The officer shall state in the return how the judgment was enforced and complied with by the respondent, as well as all objections of the parties regarding the manner and regularity of the service of the writ.
SEC. 18. Hearing on Officers Return. The court shall set the return for hearing with due notice to the parties and act accordingly.
SEC. 19. Appeal. Any party may appeal from the final judgment or order to the Supreme Court under Rule 45. The appeal may raise questions of fact or law or both.
The period of appeal shall be five (5) working days from the date of notice of the judgment or final order.
The appeal shall be given the same priority as in habeas corpus and amparo cases.
SEC. 20. Institution of Separate Actions. The filing of a petition for the writ of habeas data shall not preclude the filing of separate criminal, civil or administrative actions.
SEC. 21. Consolidation. When a criminal action is filed subsequent to the filing of a petition for the writ, the latter shall be consolidated with the criminal action.
When a criminal action and a separate civil action are filed subsequent to a petition for a writ of habeas data, the petition shall be consolidated with the criminal action.

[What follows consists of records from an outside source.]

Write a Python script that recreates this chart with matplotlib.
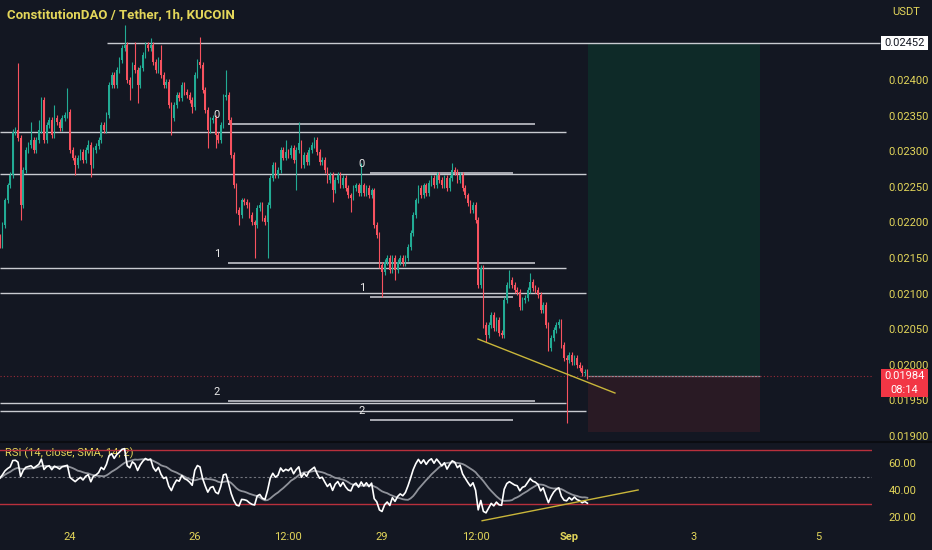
import numpy as np
import pandas as pd
import matplotlib
matplotlib.use('Agg')
import matplotlib.pyplot as plt
from matplotlib.patches import Rectangle

plt.rcParams['font.family'] = ['Liberation Sans Narrow', 'Roboto', 'DejaVu Sans']

BG = '#131722'
UP = '#22ab94'
DN = '#f7525f'
YEL = '#e3d65a'
LINE = '#c9cbd1'

title = 'ConstitutionDAO / Tether, 1h, KUCOIN'

# hourly candles, hour 0 = Aug 24 00:00, prices in 1e-5 USDT
first_hour = -27
first_open = 2180
close_units = [
    2168, 2196, 2231, 2252, 2267, 2327, 2330, 2319, 2224, 2274,
    2302, 2309, 2316, 2302, 2316, 2330, 2372, 2316, 2337, 2344,
    2323, 2347, 2341, 2333, 2347, 2351, 2355, 2302, 2291, 2281,
    2291, 2299, 2288, 2302, 2309, 2281, 2302, 2307, 2316, 2337,
    2330, 2351, 2393, 2407, 2393, 2414, 2428, 2445, 2449, 2400,
    2393, 2421, 2414, 2393, 2417, 2435, 2449, 2445, 2449, 2425,
    2414, 2428, 2407, 2393, 2397, 2365, 2347, 2365, 2379, 2375,
    2393, 2383, 2379, 2372, 2362, 2407, 2425, 2421, 2386, 2358,
    2330, 2344, 2347, 2323, 2316, 2337, 2376, 2379, 2344, 2295,
    2252, 2217, 2210, 2231, 2229, 2224, 2210, 2200, 2196, 2220,
    2224, 2206, 2200, 2224, 2262, 2281, 2267, 2274, 2302, 2291,
    2299, 2295, 2305, 2288, 2302, 2312, 2281, 2295, 2285, 2302,
    2309, 2316, 2299, 2285, 2288, 2274, 2260, 2267, 2245, 2260,
    2267, 2252, 2262, 2248, 2238, 2235, 2248, 2252, 2241, 2252,
    2241, 2248, 2238, 2245, 2196, 2182, 2140, 2130, 2144, 2150,
    2133, 2150, 2133, 2144, 2150, 2143, 2150, 2165, 2185, 2210,
    2231, 2248, 2238, 2252, 2241, 2255, 2262, 2252, 2267, 2260,
    2252, 2262, 2248, 2262, 2274, 2271, 2260, 2267, 2248, 2238,
    2227, 2217, 2224, 2203, 2112, 2136, 2056, 2042, 2056, 2070,
    2052, 2063, 2045, 2042, 2091, 2112, 2119, 2112, 2105, 2102,
    2081, 2091, 2094, 2105, 2116, 2108, 2105, 2098, 2077, 2084,
    2056, 2024, 2038, 2049, 2056, 2060, 2028, 2010, 2007, 2014,
    2004, 2010, 2000, 1996, 1988, 1990, 1984,
]
high_units = {7: 2424, 12: 2341, 15: 2344, 21: 2365, 26: 2389, 34: 2316,
              48: 2477, 52: 2453, 58: 2459, 62: 2449, 77: 2460, 87: 2414,
              110: 2316, 115: 2341, 121: 2320, 139: 2283, 174: 2283,
              196: 2133, 204: 2129}
low_units = {8: 2203, 29: 2267, 35: 2264, 50: 2372, 53: 2368, 66: 2323,
             74: 2354, 80: 2304, 83: 2304, 92: 2196, 98: 2150, 103: 2150,
             114: 2245, 127: 2256, 128: 2228, 135: 2214, 147: 2095,
             152: 2119, 187: 2032, 218: 1918}

tick_hours = [0, 48, 84, 120, 156, 192, 240, 288]
tick_labels = ['24', '26', '12:00', '29', '12:00', 'Sep', '3', '5']
price_ticks = [0.019, 0.0195, 0.02, 0.0205, 0.021, 0.0215, 0.022, 0.0225, 0.023, 0.0235, 0.024]
rsi_ticks = [20, 40, 60]

# drawn lines: (price, hour start, hour end)
long_lines = [(0.02327, -27, 190.8), (0.02136, -27, 190.8), (0.01946, -27, 190.8),
              (0.02268, -27, 198.5), (0.02101, -27, 198.5), (0.01935, -27, 198.5)]
fib_a = [0.02338, 0.02143, 0.01949]
fib_b = [0.02269, 0.02095, 0.01923]
target_price = 0.02452
entry_price = 0.01984
stop_price = 0.01906
trend_price = [(156.9, 0.020362), (209.6, 0.019604)]
trend_rsi = [(158.5, 17.2), (218.5, 40.2)]

closes = np.array(close_units) / 1e5
opens = np.concatenate([[first_open / 1e5], closes[:-1]])
hours = first_hour + np.arange(len(closes))
highs = np.maximum(opens, closes) + 0.00004
lows = np.minimum(opens, closes) - 0.00004
for i, v in high_units.items():
    highs[i] = max(highs[i], v / 1e5)
for i, v in low_units.items():
    lows[i] = min(lows[i], v / 1e5)
colors = np.where(closes >= opens, UP, DN)

# RSI 14 (Wilder) and its SMA 14
rsi = []
ag = al = 0.00022
prev = first_open / 1e5
for c in closes:
    d = c - prev
    prev = c
    ag = (ag * 13 + max(d, 0)) / 14
    al = (al * 13 + max(-d, 0)) / 14
    rsi.append(100 - 100 / (1 + ag / al))
rsi = np.array(rsi)
rsi_ma = pd.Series(rsi).rolling(14, min_periods=1).mean().values

W, H = 932, 550
fig = plt.figure(figsize=(W / 100, H / 100), dpi=100, facecolor=BG)
ax = fig.add_axes([0, 1 - 441 / H, 872 / W, 441 / H], facecolor=BG)
ax2 = fig.add_axes([0, 1 - 522 / H, 872 / W, 80 / H], facecolor=BG, sharex=ax)
xlim = (-26.92, 308.46)

# long position box
ax.add_patch(Rectangle((199.2, entry_price), 66.2, target_price - entry_price,
                       facecolor='#0e2a28', edgecolor='none', zorder=0))
ax.add_patch(Rectangle((199.2, stop_price), 66.2, entry_price - stop_price,
                       facecolor='#291a24', edgecolor='none', zorder=0))
ax.hlines(entry_price, 199.2, 265.4, color='#8e9099', lw=0.9, zorder=1)

# horizontal drawings
ax.hlines(target_price, 14.2, 311.5, color=LINE, lw=1, zorder=1, clip_on=False)
for p, h0, h1 in long_lines:
    ax.hlines(p, h0, h1, color=LINE, lw=1, zorder=1)
for k, p in enumerate(fib_a):
    ax.hlines(p, 60.8, 178.8, color='#a9abb2', lw=1.4, zorder=1)
    ax.text(56.5, p + 0.000126, str(k), color='#e8e8e8', fontsize=8, ha='center', va='center')
for k, p in enumerate(fib_b):
    ax.hlines(p, 115.4, 170.4, color='#a9abb2', lw=1.4, zorder=1)
    ax.text(112.3, p + 0.000126, str(k), color='#e8e8e8', fontsize=8, ha='center', va='center')

# candles
ax.vlines(hours, lows, highs, colors=colors, lw=0.8, zorder=2)
ax.bar(hours, np.maximum(np.abs(closes - opens), 0.000012), bottom=np.minimum(opens, closes),
       width=0.65, color=colors, lw=0, zorder=3)

ax.axhline(entry_price, color='#9a2b38', lw=0.8, ls=(0, (1, 2)), zorder=1)
ax.plot(*zip(*trend_price), color='#c9b63a', lw=1, zorder=4)

ax.set_xlim(*xlim)
ax.set_ylim(0.018930, 0.025124)
ax.yaxis.tick_right()
ax.set_yticks(price_ticks)
ax.set_yticklabels([f'{t:.5f}' for t in price_ticks])
ax.tick_params(axis='y', length=0, pad=12, labelsize=8, labelcolor=YEL)
ax.tick_params(axis='x', length=0, labelbottom=False)
for s in ax.spines.values():
    s.set_visible(False)
ax.text(0.008, 0.968, title, transform=ax.transAxes, color=YEL, fontsize=9.5,
        fontweight='bold', ha='left', va='center')

# RSI pane
ax2.axhline(70, color='#b8303c', lw=1)
ax2.axhline(30, color='#b8303c', lw=1)
ax2.axhline(50, color='#70737c', lw=0.8, ls=(0, (2, 2)))
ax2.text(0.006, 0.86, 'RSI (14, close, SMA, 14, 2)', transform=ax2.transAxes,
         color=YEL, fontsize=8, ha='left', va='center', zorder=1)
ax2.plot(hours, rsi_ma, color='#8f929a', lw=1.3, zorder=2)
ax2.plot(hours, rsi, color='#ffffff', lw=1.2, zorder=3)
ax2.plot(*zip(*trend_rsi), color='#c9b63a', lw=1, zorder=4)
ax2.set_ylim(16.26, 76.07)
ax2.yaxis.tick_right()
ax2.set_yticks(rsi_ticks)
ax2.set_yticklabels([f'{t:.2f}' for t in rsi_ticks])
ax2.tick_params(axis='y', length=0, pad=12, labelsize=8, labelcolor=YEL)
ax2.set_xticks(tick_hours)
ax2.set_xticklabels(tick_labels)
ax2.tick_params(axis='x', length=0, pad=7, labelsize=8, labelcolor=YEL)
for lab in ax2.get_xticklabels():
    if lab.get_text() == 'Sep':
        lab.set_fontweight('bold')
for s in ax2.spines.values():
    s.set_visible(False)
ax2.set_xlim(*xlim)

# pane separator and price axis labels
fig.add_artist(plt.Line2D([0, 1], [1 - 441.5 / H, 1 - 441.5 / H], color='#0a0c11', lw=1.5))
fig.text(906 / W, 1 - 12 / H, 'USDT', color=YEL, fontsize=8, ha='center', va='center')
fig.add_artist(Rectangle((881 / W, 1 - 50 / H), 47 / W, 14 / H, facecolor='white',
                         edgecolor='none', transform=fig.transFigure))
fig.text(904.5 / W, 1 - 43 / H, f'{target_price:.5f}', color=BG, fontsize=8, ha='center', va='center')
fig.add_artist(Rectangle((881 / W, 1 - 397 / H), 47 / W, 28 / H, facecolor='#f23645',
                         edgecolor='none', transform=fig.transFigure))
fig.text(904.5 / W, 1 - 376 / H, f'{entry_price:.5f}', color='white', fontsize=8, ha='center', va='center')
fig.text(904.5 / W, 1 - 390 / H, '08:14', color='white', fontsize=8, ha='center', va='center')

fig.savefig('out.png', dpi=100, facecolor=BG)
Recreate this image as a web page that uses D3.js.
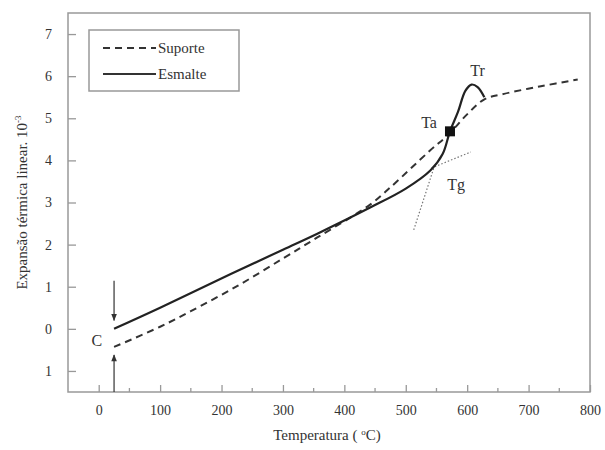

After consolidation, the procedure under this Rule shall continue to govern the disposition of the reliefs in the petition.
SEC. 22. Effect of Filing of a Criminal Action. When a criminal action has been commenced, no separate petition for the writ shall be filed. The relief under the writ shall be available to an aggrieved party by motion in the criminal case.
The procedure under this Rule shall govern the disposition of the reliefs available under the writ of habeas data.
SEC. 23. Substantive Rights. - This Rule shall not diminish, increase or modify substantive rights.
SEC. 24. Suppletory Application of the Rules of Court. The Rules of Court shall apply suppletorily insofar as it is not inconsistent with this Rule.
SEC. 25. Effectivity. This Rule shall take effect on February 2, 2008, following its publication in three (3) newspapers of general circulation.